Every line from the one holding "Write a Python" through the one holding "from matplotlib.patches import Rectangle" should be returned exactly, both included; the pictures should not.
----- Records for this task -----
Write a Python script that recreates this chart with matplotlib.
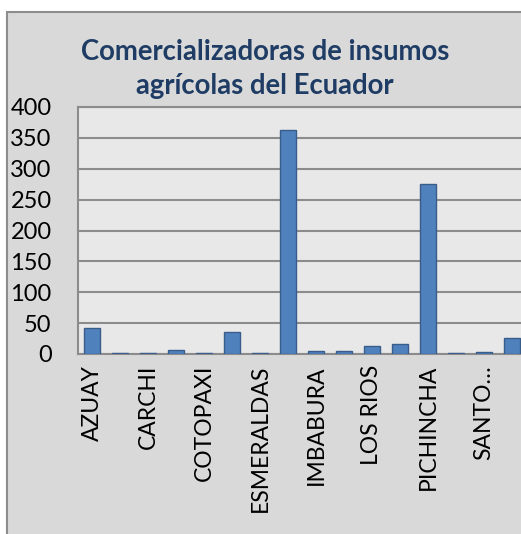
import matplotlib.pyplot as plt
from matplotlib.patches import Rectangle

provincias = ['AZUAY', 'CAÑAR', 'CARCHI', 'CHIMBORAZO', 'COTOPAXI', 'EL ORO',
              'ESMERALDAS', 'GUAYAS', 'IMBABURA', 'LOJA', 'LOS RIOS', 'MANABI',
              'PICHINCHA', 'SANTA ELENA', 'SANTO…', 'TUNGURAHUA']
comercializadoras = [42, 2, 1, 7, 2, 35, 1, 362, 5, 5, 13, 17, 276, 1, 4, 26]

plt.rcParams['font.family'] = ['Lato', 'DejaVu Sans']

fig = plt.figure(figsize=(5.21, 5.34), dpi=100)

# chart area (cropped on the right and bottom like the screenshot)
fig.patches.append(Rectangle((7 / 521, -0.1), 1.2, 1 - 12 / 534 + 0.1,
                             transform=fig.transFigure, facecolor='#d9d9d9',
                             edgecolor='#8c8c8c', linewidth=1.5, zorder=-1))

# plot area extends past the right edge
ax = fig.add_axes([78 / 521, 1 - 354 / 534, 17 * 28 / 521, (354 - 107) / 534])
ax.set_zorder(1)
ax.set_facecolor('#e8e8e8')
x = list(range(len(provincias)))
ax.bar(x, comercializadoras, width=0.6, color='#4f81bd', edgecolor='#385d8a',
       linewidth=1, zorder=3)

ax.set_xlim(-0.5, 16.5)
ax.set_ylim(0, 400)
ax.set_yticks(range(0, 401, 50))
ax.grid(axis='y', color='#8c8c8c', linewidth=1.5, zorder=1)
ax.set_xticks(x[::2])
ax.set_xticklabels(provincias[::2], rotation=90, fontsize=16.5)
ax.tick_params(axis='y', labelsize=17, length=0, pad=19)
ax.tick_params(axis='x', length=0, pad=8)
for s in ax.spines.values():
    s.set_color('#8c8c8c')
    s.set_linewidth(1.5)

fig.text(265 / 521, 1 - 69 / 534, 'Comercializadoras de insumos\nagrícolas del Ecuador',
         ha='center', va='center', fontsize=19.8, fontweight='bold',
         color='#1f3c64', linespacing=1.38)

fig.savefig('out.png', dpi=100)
-----
----- Records for this task -----
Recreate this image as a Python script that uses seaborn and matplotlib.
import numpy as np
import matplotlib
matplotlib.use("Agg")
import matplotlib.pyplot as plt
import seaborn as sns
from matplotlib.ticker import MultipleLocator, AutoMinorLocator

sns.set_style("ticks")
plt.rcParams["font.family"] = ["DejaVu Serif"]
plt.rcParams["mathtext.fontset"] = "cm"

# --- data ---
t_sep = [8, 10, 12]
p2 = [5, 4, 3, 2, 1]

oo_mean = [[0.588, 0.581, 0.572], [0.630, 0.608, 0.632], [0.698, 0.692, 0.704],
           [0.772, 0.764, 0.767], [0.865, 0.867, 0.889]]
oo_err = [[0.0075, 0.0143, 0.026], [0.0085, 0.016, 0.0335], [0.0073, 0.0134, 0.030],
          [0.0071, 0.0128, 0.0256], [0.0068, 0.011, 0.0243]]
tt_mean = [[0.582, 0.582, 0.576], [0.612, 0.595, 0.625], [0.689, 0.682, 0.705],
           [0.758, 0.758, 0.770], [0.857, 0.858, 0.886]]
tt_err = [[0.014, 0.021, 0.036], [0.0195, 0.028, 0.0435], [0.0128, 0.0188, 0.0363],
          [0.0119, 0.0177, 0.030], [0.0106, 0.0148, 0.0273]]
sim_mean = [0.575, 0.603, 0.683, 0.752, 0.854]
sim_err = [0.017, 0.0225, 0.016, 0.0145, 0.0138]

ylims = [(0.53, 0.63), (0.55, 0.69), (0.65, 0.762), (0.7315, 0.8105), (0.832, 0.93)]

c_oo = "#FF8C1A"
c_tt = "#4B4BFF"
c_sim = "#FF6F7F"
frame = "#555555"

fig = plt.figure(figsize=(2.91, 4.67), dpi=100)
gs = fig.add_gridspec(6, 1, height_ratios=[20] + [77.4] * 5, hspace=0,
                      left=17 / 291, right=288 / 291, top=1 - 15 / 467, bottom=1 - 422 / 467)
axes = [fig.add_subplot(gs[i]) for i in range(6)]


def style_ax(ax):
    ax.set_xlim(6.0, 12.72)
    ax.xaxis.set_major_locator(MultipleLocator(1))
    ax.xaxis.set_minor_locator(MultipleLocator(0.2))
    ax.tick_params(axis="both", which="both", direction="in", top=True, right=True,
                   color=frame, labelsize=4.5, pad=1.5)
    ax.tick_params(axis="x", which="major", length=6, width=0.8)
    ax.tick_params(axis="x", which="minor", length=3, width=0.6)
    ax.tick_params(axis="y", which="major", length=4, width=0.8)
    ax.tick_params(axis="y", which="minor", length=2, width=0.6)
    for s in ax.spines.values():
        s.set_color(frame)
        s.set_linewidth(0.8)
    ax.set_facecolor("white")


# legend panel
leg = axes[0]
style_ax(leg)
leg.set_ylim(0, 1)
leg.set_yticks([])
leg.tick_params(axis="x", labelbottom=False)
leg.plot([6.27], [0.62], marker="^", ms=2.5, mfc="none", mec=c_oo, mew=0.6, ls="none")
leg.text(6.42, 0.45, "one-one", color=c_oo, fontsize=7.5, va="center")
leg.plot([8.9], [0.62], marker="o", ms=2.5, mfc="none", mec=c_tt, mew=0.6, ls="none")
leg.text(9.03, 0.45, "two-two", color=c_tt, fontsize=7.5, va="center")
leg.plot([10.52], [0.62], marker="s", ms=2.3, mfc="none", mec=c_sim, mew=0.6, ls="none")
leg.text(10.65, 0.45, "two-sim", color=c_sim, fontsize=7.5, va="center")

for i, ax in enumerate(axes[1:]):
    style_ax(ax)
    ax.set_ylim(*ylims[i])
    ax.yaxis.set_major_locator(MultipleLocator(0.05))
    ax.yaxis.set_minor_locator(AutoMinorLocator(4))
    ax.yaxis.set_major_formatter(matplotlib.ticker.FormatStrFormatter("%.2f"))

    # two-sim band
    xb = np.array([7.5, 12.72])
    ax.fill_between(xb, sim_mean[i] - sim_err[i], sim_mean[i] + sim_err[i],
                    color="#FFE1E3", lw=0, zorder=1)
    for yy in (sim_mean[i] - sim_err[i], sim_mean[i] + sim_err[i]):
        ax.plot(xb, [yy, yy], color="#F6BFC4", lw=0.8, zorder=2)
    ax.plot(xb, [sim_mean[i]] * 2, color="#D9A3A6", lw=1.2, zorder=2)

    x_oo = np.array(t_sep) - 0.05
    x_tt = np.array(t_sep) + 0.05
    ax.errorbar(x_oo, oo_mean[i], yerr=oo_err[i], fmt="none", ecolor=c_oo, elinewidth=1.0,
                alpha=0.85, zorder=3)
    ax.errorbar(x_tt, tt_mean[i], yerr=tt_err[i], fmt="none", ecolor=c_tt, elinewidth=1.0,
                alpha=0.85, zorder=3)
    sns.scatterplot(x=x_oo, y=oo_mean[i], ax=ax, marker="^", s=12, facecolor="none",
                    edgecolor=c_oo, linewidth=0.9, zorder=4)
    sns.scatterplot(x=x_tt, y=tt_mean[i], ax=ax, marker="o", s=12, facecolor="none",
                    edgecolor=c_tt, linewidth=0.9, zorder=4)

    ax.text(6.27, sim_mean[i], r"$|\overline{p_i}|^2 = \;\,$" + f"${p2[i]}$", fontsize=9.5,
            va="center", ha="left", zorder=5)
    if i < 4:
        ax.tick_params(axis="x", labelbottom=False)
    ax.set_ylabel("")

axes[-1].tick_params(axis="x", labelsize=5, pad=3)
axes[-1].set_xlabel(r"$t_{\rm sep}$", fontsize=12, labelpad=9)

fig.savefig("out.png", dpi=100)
-----
» Written answer
Write a Python script that recreates this chart with matplotlib.
import matplotlib.pyplot as plt
from matplotlib.patches import Rectangle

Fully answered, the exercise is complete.